**WHAT NEEDS TO BE DONE**: Every line from the start of the records through the line with "const data = months.map((month, i)" is to be written out exactly; pictures are not.
★ ★ ★ ★
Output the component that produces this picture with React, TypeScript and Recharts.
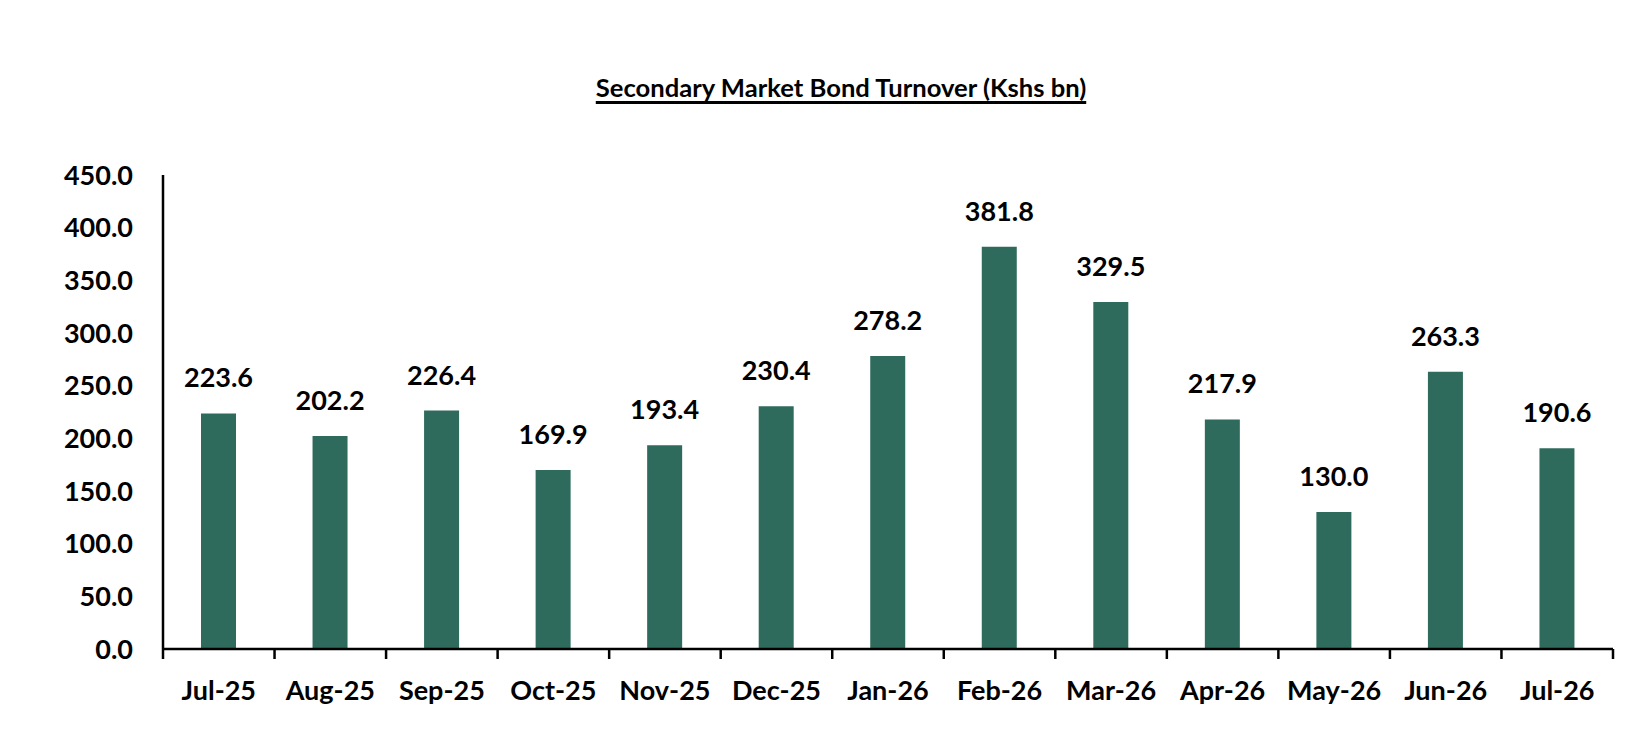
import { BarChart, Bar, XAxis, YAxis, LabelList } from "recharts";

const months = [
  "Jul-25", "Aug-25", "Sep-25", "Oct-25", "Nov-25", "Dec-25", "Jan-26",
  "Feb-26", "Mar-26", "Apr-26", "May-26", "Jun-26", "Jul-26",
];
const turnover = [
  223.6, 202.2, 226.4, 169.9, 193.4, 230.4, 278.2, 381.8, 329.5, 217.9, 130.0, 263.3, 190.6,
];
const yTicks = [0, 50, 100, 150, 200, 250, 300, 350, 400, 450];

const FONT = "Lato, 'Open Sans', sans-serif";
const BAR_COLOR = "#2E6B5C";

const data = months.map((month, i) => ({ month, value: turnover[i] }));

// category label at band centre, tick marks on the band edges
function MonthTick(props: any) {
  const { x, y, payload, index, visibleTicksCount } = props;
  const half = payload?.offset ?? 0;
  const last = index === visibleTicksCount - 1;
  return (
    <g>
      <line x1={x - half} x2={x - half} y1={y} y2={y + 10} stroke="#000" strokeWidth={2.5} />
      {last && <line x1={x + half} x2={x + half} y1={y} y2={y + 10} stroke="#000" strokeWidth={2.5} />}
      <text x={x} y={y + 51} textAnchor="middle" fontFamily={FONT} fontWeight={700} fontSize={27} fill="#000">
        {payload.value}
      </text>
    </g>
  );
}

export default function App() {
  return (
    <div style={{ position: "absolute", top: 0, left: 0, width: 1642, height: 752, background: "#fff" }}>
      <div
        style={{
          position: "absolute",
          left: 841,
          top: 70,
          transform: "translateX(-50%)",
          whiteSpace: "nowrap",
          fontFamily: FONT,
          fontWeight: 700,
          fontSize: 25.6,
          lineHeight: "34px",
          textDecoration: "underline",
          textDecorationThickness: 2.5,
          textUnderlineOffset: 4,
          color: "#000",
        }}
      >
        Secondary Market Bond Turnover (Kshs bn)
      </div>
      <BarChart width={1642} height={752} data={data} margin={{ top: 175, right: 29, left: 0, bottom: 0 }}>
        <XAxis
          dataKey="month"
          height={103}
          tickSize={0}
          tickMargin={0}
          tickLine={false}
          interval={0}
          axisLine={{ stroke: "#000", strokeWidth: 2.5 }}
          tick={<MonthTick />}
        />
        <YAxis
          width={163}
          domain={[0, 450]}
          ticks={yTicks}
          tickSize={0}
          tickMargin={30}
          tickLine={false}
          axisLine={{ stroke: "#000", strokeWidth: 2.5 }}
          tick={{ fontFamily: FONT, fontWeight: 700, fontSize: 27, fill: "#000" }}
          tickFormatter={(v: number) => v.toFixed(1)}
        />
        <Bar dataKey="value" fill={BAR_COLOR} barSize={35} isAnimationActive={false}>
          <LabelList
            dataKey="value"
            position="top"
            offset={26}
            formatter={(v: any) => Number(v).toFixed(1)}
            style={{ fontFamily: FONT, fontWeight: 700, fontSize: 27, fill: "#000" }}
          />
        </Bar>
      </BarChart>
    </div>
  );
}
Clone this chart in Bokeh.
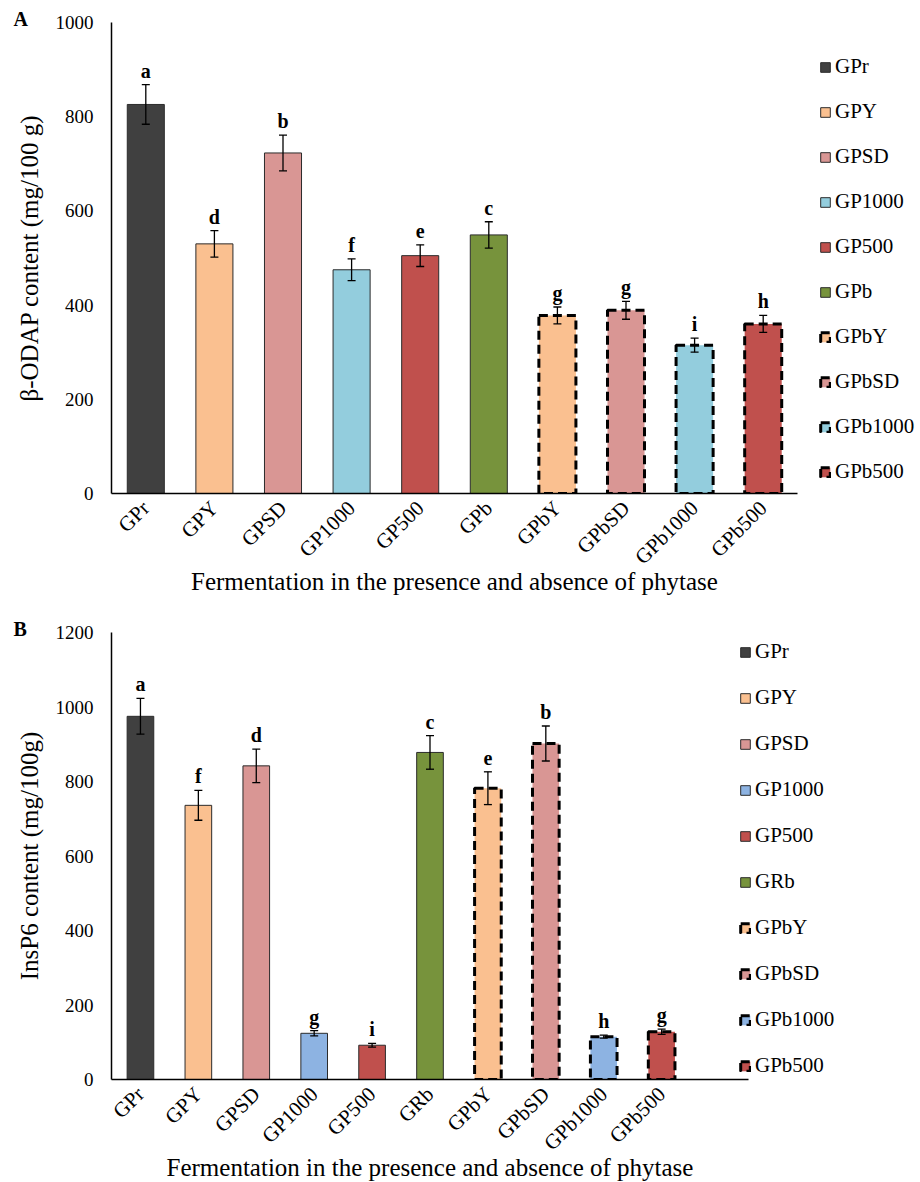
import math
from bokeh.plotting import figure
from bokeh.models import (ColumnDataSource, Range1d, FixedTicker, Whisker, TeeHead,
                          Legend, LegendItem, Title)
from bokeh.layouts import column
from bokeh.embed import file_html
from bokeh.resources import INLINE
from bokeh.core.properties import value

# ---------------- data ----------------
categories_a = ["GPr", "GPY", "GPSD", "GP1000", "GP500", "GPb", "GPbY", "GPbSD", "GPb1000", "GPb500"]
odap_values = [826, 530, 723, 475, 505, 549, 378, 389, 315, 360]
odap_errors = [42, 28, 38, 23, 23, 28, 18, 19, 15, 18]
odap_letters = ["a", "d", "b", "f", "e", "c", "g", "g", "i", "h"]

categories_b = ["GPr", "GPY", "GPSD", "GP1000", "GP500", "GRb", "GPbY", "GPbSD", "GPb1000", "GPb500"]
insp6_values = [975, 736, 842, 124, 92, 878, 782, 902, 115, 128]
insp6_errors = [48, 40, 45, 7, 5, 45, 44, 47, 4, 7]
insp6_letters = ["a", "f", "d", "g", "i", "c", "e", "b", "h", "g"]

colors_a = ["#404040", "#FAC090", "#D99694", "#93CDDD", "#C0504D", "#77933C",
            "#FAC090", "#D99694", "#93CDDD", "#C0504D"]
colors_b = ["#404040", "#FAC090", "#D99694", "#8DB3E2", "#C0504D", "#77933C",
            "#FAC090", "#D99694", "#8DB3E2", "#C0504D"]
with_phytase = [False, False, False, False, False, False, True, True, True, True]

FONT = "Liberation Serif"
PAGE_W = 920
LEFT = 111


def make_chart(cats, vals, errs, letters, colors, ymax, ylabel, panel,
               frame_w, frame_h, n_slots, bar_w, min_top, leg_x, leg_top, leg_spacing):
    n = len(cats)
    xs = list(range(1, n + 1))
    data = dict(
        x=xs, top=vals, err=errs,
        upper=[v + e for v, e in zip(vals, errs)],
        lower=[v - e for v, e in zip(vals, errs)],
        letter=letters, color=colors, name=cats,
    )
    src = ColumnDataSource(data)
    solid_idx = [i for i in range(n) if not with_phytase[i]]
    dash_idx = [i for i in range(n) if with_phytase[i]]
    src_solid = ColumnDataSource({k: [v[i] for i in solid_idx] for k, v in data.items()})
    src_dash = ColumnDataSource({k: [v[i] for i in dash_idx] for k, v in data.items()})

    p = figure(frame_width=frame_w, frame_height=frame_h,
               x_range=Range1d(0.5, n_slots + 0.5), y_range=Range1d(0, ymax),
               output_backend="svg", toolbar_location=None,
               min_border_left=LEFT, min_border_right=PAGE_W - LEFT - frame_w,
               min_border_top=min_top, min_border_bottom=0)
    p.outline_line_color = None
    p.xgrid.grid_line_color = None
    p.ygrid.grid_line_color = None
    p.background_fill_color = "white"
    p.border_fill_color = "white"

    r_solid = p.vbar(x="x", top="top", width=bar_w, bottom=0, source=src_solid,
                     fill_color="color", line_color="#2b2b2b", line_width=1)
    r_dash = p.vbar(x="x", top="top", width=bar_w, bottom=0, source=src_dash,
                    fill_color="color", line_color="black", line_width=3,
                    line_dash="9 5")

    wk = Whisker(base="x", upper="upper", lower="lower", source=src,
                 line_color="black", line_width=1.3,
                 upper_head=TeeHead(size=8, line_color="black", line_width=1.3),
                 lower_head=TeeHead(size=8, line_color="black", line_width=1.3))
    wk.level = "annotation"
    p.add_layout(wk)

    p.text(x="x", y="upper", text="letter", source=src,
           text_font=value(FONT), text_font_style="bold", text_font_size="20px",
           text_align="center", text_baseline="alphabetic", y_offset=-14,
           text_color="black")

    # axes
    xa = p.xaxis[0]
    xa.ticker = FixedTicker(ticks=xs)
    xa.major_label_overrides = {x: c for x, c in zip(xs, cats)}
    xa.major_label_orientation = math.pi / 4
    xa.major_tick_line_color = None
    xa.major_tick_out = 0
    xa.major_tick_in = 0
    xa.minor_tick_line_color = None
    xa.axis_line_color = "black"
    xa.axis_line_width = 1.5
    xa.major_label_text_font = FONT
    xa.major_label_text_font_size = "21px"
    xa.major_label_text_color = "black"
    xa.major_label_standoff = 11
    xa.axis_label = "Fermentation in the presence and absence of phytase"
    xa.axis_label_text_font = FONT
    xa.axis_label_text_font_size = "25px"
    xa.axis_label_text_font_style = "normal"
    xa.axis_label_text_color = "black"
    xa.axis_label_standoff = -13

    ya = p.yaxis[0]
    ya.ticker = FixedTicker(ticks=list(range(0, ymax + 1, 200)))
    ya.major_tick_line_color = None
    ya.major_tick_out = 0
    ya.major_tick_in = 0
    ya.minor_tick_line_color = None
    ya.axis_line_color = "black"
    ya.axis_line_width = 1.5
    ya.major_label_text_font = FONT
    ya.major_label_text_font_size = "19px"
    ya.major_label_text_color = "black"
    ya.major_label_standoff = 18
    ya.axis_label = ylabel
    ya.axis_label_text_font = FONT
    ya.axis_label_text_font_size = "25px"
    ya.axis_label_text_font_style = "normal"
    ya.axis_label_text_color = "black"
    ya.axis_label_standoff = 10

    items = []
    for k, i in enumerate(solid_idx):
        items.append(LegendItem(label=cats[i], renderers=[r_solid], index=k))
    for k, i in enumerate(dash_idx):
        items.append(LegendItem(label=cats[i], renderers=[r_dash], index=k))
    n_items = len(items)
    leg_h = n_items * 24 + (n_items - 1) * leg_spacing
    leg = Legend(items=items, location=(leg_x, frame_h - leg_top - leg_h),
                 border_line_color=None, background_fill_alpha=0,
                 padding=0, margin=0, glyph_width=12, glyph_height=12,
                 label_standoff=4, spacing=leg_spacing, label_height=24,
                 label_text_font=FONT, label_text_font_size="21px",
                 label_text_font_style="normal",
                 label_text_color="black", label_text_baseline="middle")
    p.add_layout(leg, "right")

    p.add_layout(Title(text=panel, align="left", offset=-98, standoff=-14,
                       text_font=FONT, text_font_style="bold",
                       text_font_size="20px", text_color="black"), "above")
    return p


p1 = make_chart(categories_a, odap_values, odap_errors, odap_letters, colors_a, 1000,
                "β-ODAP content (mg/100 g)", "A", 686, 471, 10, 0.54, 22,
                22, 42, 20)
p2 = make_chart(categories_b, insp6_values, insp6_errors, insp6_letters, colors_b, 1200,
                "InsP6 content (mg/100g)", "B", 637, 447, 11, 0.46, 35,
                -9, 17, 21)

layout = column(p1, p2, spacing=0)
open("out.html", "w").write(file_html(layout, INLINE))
★ ★ ★ ★
**TASK OUTPUT**:
Output the component that produces this picture with React, TypeScript and Recharts.
import { BarChart, Bar, XAxis, YAxis, LabelList } from "recharts";

const months = [
  "Jul-25", "Aug-25", "Sep-25", "Oct-25", "Nov-25", "Dec-25", "Jan-26",
  "Feb-26", "Mar-26", "Apr-26", "May-26", "Jun-26", "Jul-26",
];
const turnover = [
  223.6, 202.2, 226.4, 169.9, 193.4, 230.4, 278.2, 381.8, 329.5, 217.9, 130.0, 263.3, 190.6,
];
const yTicks = [0, 50, 100, 150, 200, 250, 300, 350, 400, 450];

const FONT = "Lato, 'Open Sans', sans-serif";
const BAR_COLOR = "#2E6B5C";

const data = months.map((month, i) => ({ month, value: turnover[i] }));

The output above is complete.